BEGIN Exercise data

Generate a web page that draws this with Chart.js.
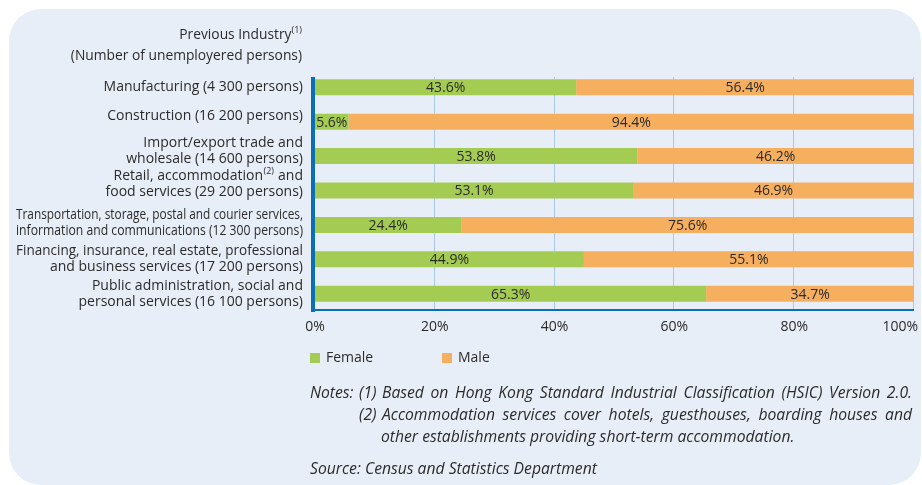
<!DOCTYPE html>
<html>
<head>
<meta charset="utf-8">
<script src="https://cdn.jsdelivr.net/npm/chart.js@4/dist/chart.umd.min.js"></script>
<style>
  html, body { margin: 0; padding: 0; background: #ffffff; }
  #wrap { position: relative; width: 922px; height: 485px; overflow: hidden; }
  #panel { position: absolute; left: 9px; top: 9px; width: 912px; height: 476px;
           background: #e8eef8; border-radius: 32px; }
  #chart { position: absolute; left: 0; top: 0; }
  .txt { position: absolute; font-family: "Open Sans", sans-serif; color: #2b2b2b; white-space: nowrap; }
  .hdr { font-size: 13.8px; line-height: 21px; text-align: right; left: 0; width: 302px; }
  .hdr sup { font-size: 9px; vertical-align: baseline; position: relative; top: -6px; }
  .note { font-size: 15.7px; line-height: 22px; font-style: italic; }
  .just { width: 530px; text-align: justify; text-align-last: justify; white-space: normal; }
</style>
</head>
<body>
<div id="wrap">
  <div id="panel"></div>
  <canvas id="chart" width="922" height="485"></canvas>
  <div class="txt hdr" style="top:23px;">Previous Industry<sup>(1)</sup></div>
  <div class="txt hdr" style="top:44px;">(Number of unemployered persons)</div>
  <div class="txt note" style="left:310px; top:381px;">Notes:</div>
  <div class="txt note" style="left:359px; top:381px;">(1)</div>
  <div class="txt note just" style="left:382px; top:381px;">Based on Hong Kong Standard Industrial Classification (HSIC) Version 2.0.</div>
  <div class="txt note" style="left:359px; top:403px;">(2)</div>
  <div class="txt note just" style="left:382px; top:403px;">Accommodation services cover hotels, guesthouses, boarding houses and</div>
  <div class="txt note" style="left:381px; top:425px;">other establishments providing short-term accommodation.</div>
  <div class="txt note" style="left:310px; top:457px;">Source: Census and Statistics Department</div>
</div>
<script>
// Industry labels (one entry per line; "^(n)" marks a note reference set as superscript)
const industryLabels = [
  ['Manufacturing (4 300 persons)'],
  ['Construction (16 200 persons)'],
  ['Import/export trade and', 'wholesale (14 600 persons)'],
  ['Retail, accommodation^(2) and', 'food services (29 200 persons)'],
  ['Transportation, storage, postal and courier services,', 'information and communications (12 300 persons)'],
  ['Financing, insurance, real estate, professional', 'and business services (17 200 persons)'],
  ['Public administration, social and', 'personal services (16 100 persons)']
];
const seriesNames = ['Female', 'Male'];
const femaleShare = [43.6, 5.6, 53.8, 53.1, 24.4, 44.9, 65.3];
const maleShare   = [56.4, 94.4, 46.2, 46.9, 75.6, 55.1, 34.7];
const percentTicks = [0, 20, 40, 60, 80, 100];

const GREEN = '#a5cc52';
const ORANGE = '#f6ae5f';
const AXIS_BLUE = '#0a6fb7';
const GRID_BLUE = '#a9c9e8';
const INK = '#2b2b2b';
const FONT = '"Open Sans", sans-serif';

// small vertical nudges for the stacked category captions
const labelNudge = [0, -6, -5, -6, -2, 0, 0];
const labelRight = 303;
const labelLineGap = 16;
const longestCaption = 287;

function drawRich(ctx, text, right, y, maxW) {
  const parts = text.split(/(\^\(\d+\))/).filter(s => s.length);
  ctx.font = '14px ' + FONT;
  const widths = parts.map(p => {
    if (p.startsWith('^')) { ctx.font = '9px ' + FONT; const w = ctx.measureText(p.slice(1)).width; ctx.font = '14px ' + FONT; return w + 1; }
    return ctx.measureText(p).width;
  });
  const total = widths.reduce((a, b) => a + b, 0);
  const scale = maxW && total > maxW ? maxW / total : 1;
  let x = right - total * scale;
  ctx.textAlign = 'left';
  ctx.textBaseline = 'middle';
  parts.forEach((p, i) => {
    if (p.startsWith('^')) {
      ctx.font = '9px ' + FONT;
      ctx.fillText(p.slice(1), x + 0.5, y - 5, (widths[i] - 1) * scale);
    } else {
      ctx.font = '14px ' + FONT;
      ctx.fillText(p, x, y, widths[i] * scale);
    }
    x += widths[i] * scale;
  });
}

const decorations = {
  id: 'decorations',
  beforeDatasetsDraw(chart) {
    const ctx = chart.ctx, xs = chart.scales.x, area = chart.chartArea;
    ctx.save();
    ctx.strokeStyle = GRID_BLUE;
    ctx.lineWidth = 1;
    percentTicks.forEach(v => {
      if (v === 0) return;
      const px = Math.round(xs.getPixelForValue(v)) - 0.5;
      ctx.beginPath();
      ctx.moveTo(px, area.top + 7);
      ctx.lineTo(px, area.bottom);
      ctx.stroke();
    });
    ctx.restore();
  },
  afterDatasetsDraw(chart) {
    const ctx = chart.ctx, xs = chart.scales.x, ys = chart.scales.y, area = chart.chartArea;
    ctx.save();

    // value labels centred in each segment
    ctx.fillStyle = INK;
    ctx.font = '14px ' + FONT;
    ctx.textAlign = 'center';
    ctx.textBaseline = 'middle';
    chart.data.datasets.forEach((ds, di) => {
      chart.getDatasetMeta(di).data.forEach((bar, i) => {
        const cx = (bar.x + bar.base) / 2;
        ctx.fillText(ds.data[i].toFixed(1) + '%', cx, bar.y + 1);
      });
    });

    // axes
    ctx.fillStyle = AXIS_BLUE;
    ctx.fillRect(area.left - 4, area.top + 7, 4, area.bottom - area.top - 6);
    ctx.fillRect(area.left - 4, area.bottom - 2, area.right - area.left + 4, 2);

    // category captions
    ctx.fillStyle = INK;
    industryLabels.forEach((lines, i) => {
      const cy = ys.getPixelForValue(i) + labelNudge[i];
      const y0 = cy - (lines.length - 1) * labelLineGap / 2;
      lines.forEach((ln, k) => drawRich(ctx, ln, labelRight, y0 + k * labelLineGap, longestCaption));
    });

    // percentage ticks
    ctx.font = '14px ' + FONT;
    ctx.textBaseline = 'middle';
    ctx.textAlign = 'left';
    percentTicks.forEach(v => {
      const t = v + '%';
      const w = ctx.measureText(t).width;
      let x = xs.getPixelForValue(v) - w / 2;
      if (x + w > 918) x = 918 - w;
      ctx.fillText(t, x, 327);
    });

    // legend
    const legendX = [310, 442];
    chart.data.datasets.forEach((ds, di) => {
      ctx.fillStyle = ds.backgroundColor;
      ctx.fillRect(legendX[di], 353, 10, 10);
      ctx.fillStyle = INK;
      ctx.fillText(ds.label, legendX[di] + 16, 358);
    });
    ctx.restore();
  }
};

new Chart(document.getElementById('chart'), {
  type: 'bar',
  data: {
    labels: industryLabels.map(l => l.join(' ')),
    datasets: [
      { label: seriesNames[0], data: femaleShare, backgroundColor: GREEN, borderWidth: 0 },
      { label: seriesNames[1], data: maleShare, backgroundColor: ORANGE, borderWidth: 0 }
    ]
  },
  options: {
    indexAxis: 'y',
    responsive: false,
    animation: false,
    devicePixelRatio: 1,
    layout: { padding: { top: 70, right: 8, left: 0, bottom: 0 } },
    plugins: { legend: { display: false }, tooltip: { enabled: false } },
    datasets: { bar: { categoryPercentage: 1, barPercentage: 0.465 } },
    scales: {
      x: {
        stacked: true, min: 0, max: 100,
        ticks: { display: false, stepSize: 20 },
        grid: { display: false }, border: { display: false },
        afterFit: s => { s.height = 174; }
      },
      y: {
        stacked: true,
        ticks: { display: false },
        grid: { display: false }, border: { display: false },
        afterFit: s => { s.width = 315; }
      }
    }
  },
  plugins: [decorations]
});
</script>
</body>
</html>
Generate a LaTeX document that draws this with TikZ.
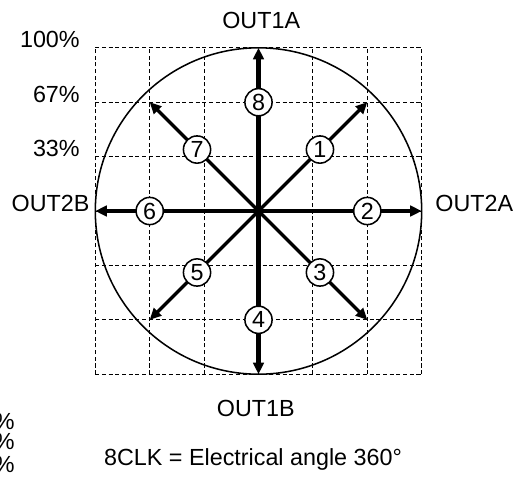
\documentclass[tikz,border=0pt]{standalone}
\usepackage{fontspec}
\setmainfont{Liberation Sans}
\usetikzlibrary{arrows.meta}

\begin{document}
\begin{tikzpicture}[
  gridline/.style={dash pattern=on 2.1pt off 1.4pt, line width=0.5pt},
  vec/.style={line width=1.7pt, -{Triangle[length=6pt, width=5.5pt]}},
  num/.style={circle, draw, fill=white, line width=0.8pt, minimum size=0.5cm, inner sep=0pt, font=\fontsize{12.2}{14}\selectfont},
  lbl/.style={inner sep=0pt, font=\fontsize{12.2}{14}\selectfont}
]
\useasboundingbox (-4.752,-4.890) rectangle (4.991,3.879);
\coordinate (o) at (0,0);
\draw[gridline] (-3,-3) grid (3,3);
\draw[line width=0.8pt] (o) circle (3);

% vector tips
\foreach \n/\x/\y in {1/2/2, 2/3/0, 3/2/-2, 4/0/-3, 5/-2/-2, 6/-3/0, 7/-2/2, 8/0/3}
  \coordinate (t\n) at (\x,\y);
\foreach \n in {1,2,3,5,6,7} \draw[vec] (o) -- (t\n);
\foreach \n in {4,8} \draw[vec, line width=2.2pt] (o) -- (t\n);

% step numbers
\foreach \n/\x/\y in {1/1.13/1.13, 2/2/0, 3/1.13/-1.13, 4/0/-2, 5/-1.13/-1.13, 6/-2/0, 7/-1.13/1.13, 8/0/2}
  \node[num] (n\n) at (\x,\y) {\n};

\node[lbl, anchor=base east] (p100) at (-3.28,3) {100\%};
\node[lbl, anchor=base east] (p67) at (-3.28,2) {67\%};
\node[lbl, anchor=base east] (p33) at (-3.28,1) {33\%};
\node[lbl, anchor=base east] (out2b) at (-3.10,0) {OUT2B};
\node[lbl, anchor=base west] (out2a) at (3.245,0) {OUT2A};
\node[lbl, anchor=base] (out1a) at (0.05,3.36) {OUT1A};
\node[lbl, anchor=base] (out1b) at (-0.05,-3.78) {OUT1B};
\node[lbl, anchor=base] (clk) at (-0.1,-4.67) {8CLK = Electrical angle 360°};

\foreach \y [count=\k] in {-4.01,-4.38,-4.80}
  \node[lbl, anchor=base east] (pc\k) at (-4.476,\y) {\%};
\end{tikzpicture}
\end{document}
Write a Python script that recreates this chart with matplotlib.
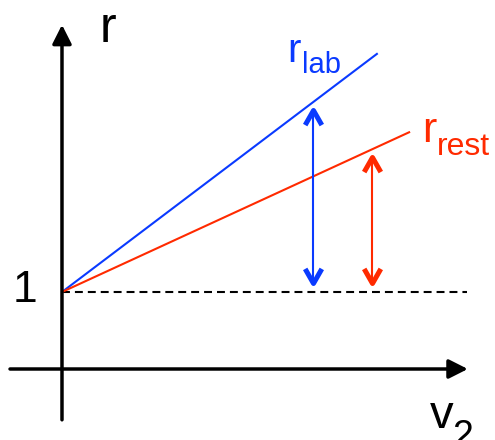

END Exercise data

### What you are asked to do
Print exactly the lines from the line containing "Generate a LaTeX" through the line containing "(n\n) at (\x,\y)", and omit any picture found among them.

### Output
Generate a LaTeX document that draws this with TikZ.
\documentclass[tikz,border=0pt]{standalone}
\usepackage{fontspec}
\setmainfont{Liberation Sans}
\usetikzlibrary{arrows.meta}

\begin{document}
\begin{tikzpicture}[
  gridline/.style={dash pattern=on 2.1pt off 1.4pt, line width=0.5pt},
  vec/.style={line width=1.7pt, -{Triangle[length=6pt, width=5.5pt]}},
  num/.style={circle, draw, fill=white, line width=0.8pt, minimum size=0.5cm, inner sep=0pt, font=\fontsize{12.2}{14}\selectfont},
  lbl/.style={inner sep=0pt, font=\fontsize{12.2}{14}\selectfont}
]
\useasboundingbox (-4.752,-4.890) rectangle (4.991,3.879);
\coordinate (o) at (0,0);
\draw[gridline] (-3,-3) grid (3,3);
\draw[line width=0.8pt] (o) circle (3);

% vector tips
\foreach \n/\x/\y in {1/2/2, 2/3/0, 3/2/-2, 4/0/-3, 5/-2/-2, 6/-3/0, 7/-2/2, 8/0/3}
  \coordinate (t\n) at (\x,\y);
\foreach \n in {1,2,3,5,6,7} \draw[vec] (o) -- (t\n);
\foreach \n in {4,8} \draw[vec, line width=2.2pt] (o) -- (t\n);

% step numbers
\foreach \n/\x/\y in {1/1.13/1.13, 2/2/0, 3/1.13/-1.13, 4/0/-2, 5/-1.13/-1.13, 6/-2/0, 7/-1.13/1.13, 8/0/2}
  \node[num] (n\n) at (\x,\y) {\n};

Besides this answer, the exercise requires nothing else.